III. Como toda norma jurídica, a convenção condominial deve ser interpretada à luz da legislação em vigor e dos princípios que a orientam. Não é por outra razão que existe sólida jurisprudência autorizando, em situações excepcionais, a permanência de animais domésticos em apartamentos, a despeito de proibição convencional, principalmente nas hipóteses de cão de pequeno porte que não causa incômodo aos moradores da agremiação residencial.
IV. Se a convenção veda a guarda de animais de forma genérica, é preciso verificar, no caso concreto, a vulneração de algum dos direitos de vizinhança expressos no art. 1.277 do Código Civil. Isso porque esse tipo de proibição objetiva exatamente preservar a segurança, o sossego e a saúde da comunidade que vive sob as regras do condomínio edilício.

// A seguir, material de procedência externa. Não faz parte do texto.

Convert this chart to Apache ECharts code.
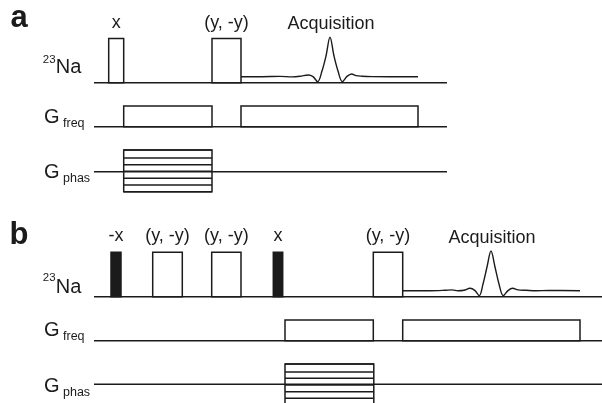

V. Se a presença do animal não importa na violação dos direitos que a restrição estipulada na convenção busca resguardar, não há fundamento jurídico para impedir a sua presença no seio condominial. VI. Havendo prova de que o cachorro, embora de pequeno porte, provoca desassossego, intranquilidade e acirra inconformismos na coletividade condominial, não há como afastar a força normativa e a plena aplicabilidade da restrição contida na convenção de condomínio. VII. Recurso conhecido e provido. (Acórdão 8222286, 4T, DJE 3.10.14, Rel. Des. James Eduardo Oliveira).

 

“AGRAVO DE INSTRUMENTO. AÇÃO COMINATÓRIA. TUTELA DE URGÊNCIA. CONDOMÍNIO. ANIMAL DE ESTIMAÇÃO. CACHORRO DE MÉDIO PORTE. REGIMENTO INTERNO. MITIGAÇÃO DA NORMA NO CASO CONCRETO. RISCO AO SOSSEGO E HIGIENE DO CONDOMÍNIO. COMPROVAÇÃO AUSENTE. ART. 300, CPC. REQUISITOS PRESENTES. TUTELA DEFERIDA. 1. A tutela de urgência será concedida quando houver elementos que evidenciem a probabilidade do direito e o perigo de dano ou o risco ao resultado útil do processo. 2. Segundo o Código de Processo Civil de 2015, em seu art. 300, caput, tanto para a tutela cautelar como para a tutela antecipada exige-se o convencimento do juiz da existência de elementos que evidenciem a probabilidade do direito. 3. Nada obstante normatização do regimento interno condominial, este E. Tribunal tem relativizado sua aplicação quando, em comparação com a simples vedação genérica à guarda de animais em áreas privativas dos condomínios edilícios e diante das provas e circunstâncias do caso concreto, seja possível concluir que a presença do animal não coloca em risco o sossego e a higiene do condomínio. Este é o caso dos presentes autos. 3. Presentes no caso em apreço elementos que comprovam a probabilidade do direito e o perigo de dano ou o risco ao resultado útil do processo, o deferimento da antecipação dos efeitos da tutela é medida que se impõe. 4. Registre-se que as questões em discussão neste recurso ainda serão objeto de particular análise na origem, momento em que se aferirá de forma inequívoca o direito reclamado pela autora/agravante. 5. Recurso conhecido e provido. Decisão reformada.  (Acórdão 1.243.764, 7T, DJE 4.5.20, Rel. des. Gislene Pinheiro).